Exercise prompt: Transcribe the listing verbatim. Do not carry over any pictures.

=======

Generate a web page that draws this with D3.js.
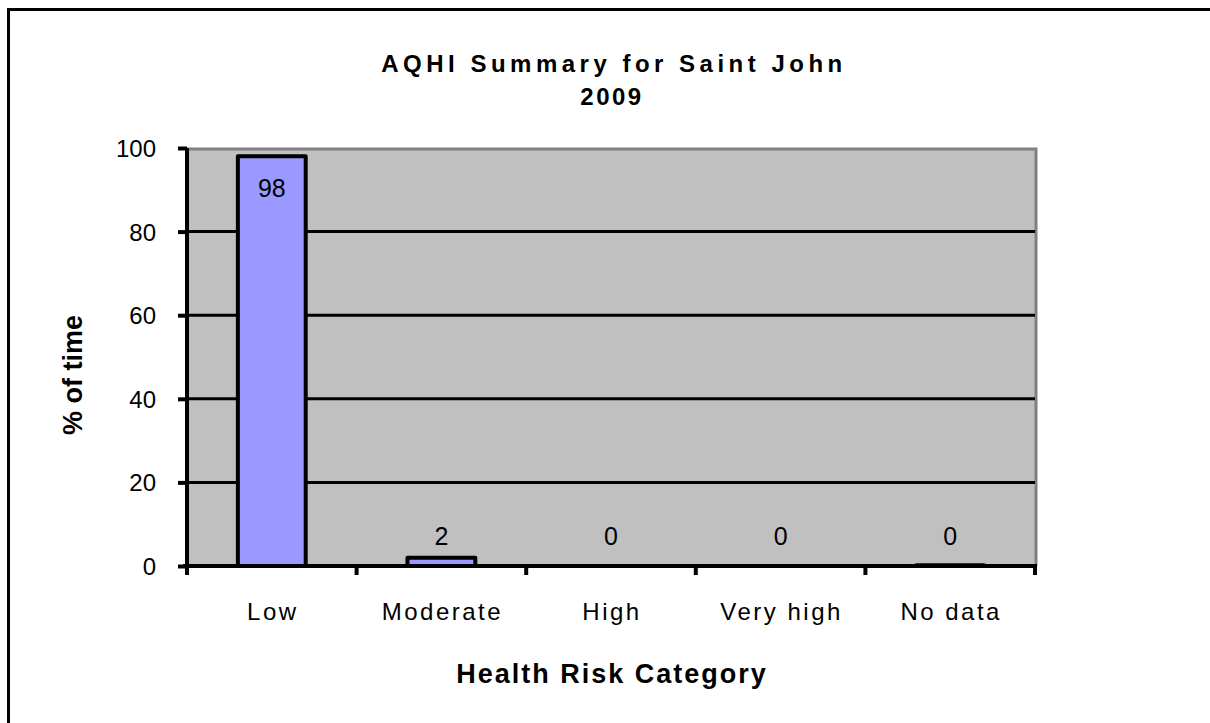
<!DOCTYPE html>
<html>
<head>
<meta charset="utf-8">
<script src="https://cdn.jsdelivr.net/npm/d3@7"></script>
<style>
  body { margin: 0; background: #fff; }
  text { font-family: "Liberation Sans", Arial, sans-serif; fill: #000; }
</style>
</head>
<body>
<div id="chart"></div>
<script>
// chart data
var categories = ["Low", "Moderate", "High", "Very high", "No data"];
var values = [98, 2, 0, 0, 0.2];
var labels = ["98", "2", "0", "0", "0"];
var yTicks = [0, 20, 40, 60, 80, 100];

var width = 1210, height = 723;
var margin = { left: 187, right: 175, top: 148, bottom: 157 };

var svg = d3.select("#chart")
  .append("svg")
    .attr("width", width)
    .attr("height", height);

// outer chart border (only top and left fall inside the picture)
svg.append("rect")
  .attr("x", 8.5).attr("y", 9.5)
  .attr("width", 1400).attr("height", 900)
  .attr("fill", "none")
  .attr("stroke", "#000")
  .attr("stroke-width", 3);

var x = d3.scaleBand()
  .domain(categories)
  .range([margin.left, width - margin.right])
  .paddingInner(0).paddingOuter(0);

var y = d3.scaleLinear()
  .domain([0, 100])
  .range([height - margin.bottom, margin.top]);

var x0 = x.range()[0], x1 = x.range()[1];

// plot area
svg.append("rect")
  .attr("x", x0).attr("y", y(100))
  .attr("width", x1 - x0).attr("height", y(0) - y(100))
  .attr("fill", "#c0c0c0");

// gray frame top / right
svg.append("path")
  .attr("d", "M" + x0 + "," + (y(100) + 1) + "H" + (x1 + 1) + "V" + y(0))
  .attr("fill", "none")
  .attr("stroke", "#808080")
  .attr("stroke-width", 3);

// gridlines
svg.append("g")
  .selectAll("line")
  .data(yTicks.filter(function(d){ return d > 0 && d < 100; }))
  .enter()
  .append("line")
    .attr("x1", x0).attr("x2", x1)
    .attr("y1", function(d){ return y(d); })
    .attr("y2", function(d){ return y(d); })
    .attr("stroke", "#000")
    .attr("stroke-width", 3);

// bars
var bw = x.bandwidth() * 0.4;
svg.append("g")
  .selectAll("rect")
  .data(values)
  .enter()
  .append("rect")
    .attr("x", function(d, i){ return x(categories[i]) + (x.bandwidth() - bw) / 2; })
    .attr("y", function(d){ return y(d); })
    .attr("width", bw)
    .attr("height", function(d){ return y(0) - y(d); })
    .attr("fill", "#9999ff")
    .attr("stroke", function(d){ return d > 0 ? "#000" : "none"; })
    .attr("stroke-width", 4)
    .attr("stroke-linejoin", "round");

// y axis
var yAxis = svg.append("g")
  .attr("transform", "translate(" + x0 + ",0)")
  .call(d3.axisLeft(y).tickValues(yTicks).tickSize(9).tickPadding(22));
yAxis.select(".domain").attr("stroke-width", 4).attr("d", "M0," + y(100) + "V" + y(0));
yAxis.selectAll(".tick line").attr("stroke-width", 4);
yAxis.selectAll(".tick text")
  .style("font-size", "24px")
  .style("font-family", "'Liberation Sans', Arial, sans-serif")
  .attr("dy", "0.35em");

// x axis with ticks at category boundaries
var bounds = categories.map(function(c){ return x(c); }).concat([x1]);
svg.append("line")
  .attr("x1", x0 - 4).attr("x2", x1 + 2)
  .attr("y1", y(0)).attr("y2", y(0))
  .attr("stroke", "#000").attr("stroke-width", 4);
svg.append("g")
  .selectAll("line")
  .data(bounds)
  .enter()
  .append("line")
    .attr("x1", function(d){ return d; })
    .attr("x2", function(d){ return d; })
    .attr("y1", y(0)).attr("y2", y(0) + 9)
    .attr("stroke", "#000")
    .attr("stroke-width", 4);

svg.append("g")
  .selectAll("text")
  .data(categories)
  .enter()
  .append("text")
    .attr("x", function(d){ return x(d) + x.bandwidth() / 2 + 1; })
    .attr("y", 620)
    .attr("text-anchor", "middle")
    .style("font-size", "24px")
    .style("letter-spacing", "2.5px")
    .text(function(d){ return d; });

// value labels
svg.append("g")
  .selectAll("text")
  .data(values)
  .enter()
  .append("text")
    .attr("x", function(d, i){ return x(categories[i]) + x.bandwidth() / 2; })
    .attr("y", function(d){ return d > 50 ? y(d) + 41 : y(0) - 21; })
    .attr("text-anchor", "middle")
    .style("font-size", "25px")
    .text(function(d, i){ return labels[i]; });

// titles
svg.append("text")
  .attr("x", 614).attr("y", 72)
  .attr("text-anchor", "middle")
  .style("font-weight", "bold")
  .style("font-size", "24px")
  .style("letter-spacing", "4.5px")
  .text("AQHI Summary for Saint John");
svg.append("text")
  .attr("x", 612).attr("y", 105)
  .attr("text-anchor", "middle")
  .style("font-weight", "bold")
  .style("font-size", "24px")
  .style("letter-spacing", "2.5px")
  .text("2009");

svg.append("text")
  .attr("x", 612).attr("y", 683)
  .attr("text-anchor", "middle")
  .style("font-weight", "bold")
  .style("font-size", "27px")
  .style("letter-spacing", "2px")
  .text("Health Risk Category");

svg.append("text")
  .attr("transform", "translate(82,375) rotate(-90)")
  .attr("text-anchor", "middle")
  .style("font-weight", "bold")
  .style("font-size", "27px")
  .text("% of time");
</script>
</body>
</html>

=======

Problem solution:
Generate a web page that draws this with D3.js.
<!DOCTYPE html>
<html>
<head>
<meta charset="utf-8">
<script src="https://cdn.jsdelivr.net/npm/d3@7"></script>
<style>
  body { margin: 0; background: #fff; }
  text { font-family: "Liberation Sans", Arial, sans-serif; fill: #000; }
</style>
</head>
<body>
<div id="chart"></div>
<script>
// chart data
var categories = ["Low", "Moderate", "High", "Very high", "No data"];
var values = [98, 2, 0, 0, 0.2];
var labels = ["98", "2", "0", "0", "0"];
var yTicks = [0, 20, 40, 60, 80, 100];

var width = 1210, height = 723;
var margin = { left: 187, right: 175, top: 148, bottom: 157 };

var svg = d3.select("#chart")
  .append("svg")
    .attr("width", width)
    .attr("height", height);

// outer chart border (only top and left fall inside the picture)
svg.append("rect")
  .attr("x", 8.5).attr("y", 9.5)
  .attr("width", 1400).attr("height", 900)
  .attr("fill", "none")
  .attr("stroke", "#000")
  .attr("stroke-width", 3);

var x = d3.scaleBand()
  .domain(categories)
  .range([margin.left, width - margin.right])
  .paddingInner(0).paddingOuter(0);

var y = d3.scaleLinear()
  .domain([0, 100])
  .range([height - margin.bottom, margin.top]);

var x0 = x.range()[0], x1 = x.range()[1];

// plot area
svg.append("rect")
  .attr("x", x0).attr("y", y(100))
  .attr("width", x1 - x0).attr("height", y(0) - y(100))
  .attr("fill", "#c0c0c0");

// gray frame top / right
svg.append("path")
  .attr("d", "M" + x0 + "," + (y(100) + 1) + "H" + (x1 + 1) + "V" + y(0))
  .attr("fill", "none")
  .attr("stroke", "#808080")
  .attr("stroke-width", 3);

// gridlines
svg.append("g")
  .selectAll("line")
  .data(yTicks.filter(function(d){ return d > 0 && d < 100; }))
  .enter()
  .append("line")
    .attr("x1", x0).attr("x2", x1)
    .attr("y1", function(d){ return y(d); })
    .attr("y2", function(d){ return y(d); })
    .attr("stroke", "#000")
    .attr("stroke-width", 3);

// bars
var bw = x.bandwidth() * 0.4;
svg.append("g")
  .selectAll("rect")
  .data(values)
  .enter()
  .append("rect")
    .attr("x", function(d, i){ return x(categories[i]) + (x.bandwidth() - bw) / 2; })
    .attr("y", function(d){ return y(d); })
    .attr("width", bw)
    .attr("height", function(d){ return y(0) - y(d); })
    .attr("fill", "#9999ff")
    .attr("stroke", function(d){ return d > 0 ? "#000" : "none"; })
    .attr("stroke-width", 4)
    .attr("stroke-linejoin", "round");

// y axis
var yAxis = svg.append("g")
  .attr("transform", "translate(" + x0 + ",0)")
  .call(d3.axisLeft(y).tickValues(yTicks).tickSize(9).tickPadding(22));
yAxis.select(".domain").attr("stroke-width", 4).attr("d", "M0," + y(100) + "V" + y(0));
yAxis.selectAll(".tick line").attr("stroke-width", 4);
yAxis.selectAll(".tick text")
  .style("font-size", "24px")
  .style("font-family", "'Liberation Sans', Arial, sans-serif")
  .attr("dy", "0.35em");

// x axis with ticks at category boundaries
var bounds = categories.map(function(c){ return x(c); }).concat([x1]);
svg.append("line")
  .attr("x1", x0 - 4).attr("x2", x1 + 2)
  .attr("y1", y(0)).attr("y2", y(0))
  .attr("stroke", "#000").attr("stroke-width", 4);
svg.append("g")
  .selectAll("line")
  .data(bounds)
  .enter()
  .append("line")
    .attr("x1", function(d){ return d; })
    .attr("x2", function(d){ return d; })
    .attr("y1", y(0)).attr("y2", y(0) + 9)
    .attr("stroke", "#000")
    .attr("stroke-width", 4);

svg.append("g")
  .selectAll("text")
  .data(categories)
  .enter()
  .append("text")
    .attr("x", function(d){ return x(d) + x.bandwidth() / 2 + 1; })
    .attr("y", 620)
    .attr("text-anchor", "middle")
    .style("font-size", "24px")
    .style("letter-spacing", "2.5px")
    .text(function(d){ return d; });

// value labels
svg.append("g")
  .selectAll("text")
  .data(values)
  .enter()
  .append("text")
    .attr("x", function(d, i){ return x(categories[i]) + x.bandwidth() / 2; })
    .attr("y", function(d){ return d > 50 ? y(d) + 41 : y(0) - 21; })
    .attr("text-anchor", "middle")
    .style("font-size", "25px")
    .text(function(d, i){ return labels[i]; });

// titles
svg.append("text")
  .attr("x", 614).attr("y", 72)
  .attr("text-anchor", "middle")
  .style("font-weight", "bold")
  .style("font-size", "24px")
  .style("letter-spacing", "4.5px")
  .text("AQHI Summary for Saint John");
svg.append("text")
  .attr("x", 612).attr("y", 105)
  .attr("text-anchor", "middle")
  .style("font-weight", "bold")
  .style("font-size", "24px")
  .style("letter-spacing", "2.5px")
  .text("2009");

svg.append("text")
  .attr("x", 612).attr("y", 683)
  .attr("text-anchor", "middle")
  .style("font-weight", "bold")
  .style("font-size", "27px")
  .style("letter-spacing", "2px")
  .text("Health Risk Category");

svg.append("text")
  .attr("transform", "translate(82,375) rotate(-90)")
  .attr("text-anchor", "middle")
  .style("font-weight", "bold")
  .style("font-size", "27px")
  .text("% of time");
</script>
</body>
</html>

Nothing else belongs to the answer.